Lenses and Other Lenses
hexar rf, CV 35mm F1.4 SC, TriX
Yes, the Hexar RF can focus Leica lenses and Cosina lenses and Zeiss lenses too; I know because I’ve successfully used lenses from all three manufacturers. Despite that, the Hexar’s KM mount is not entirely compatible with other manufacturers lenses. For an explanation of why these two statements are not mutually exclusive, see Hands off my flange!. This also explains why the M8 can’t focus the Hexanon lenses.
hexar rf, 90mm hexanon, provia 100f
The Konica Hexanon lenses are excellent. The 50mm in particularly is a sleeper of a lens although prices do seem to be climbing. The 35 remains somewhat rare, but I’ve never talked to someone who didn’t love it. The 90 is grand portrait lens, although framing is a bit tricky with the Hexar’s gestural 90mm frame lines. The 28 is a 28 and nobody seems to get excited about 28mm lenses. If you never used anything other than the KM lenses, you wouldn’t be missing much, but if you do want to use that Sumilux, you can as long as you are up to the challenge of focusing a fast lens on an rangefinder. It isn’t exactly an easy task, so don’t be surprised if it takes practice.

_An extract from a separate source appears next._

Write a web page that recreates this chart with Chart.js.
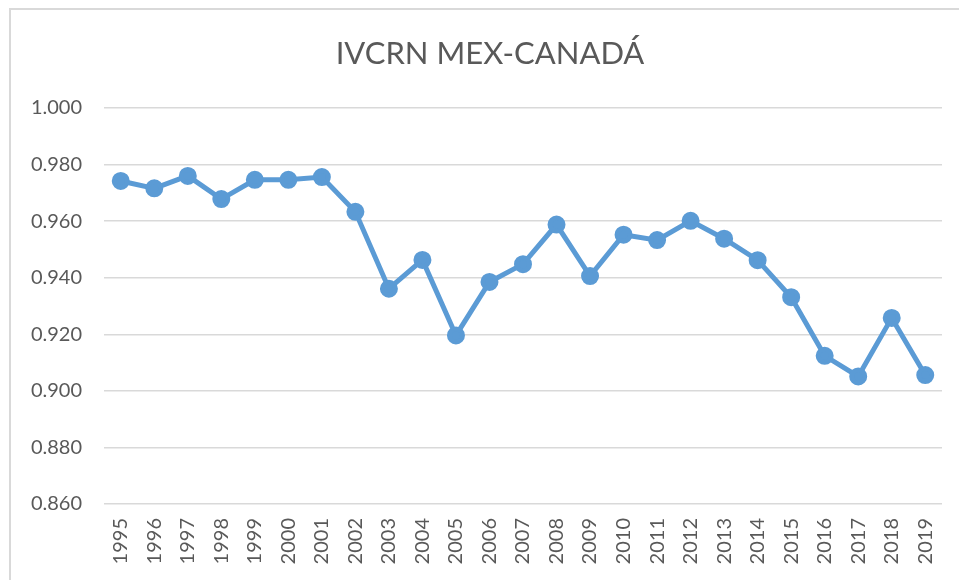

The Future of the Rangefinder of the Future
Hexar RF, CV 35mm F1.4 SC, TriX
As of this writing the Hexar RF has been out of production for five years. Konica no longer makes cameras, having sold its camera line to Sony in the great digital shake down of the last few years. There are rumors of a Sony warehouse in Germany full of Hexar spare parts, but as far as I can tell, spare parts are nearly unobtainable. I harbor no illusions that anyone will be able to repair my Hexars. That said, I’ve been able to do little things myself. When I lost the eyepiece lens on one of mine last year, I was able to replace it with an over-sized lens purchased from an optics warehouse. I’ve also repaired a sloppy winder mode selector dial and recalibrated one of the rangefinders. Neither was too painful, but eventually something is going to break that I can’t fix. I’m betting that the shutter release button will be the first thing to go; the similar shutter release on the Hexar AF has a troubled history. The only reasonable option is to stockpile Hexar RF bodies, but prices have been going up. The last one I saw at KEH was listed at $800, I think. That’s better appreciation than a Leica, but it doesn’t bode well for my future use of Hexars. When the day comes when both mine die and no replacement is available, I probably will break down and buy that Leica, likely an M6TTL – I like the that the shutter speed dial turns the wrong way. By that time I may also be drinking more wine, so perhaps its limitations will appeal to me.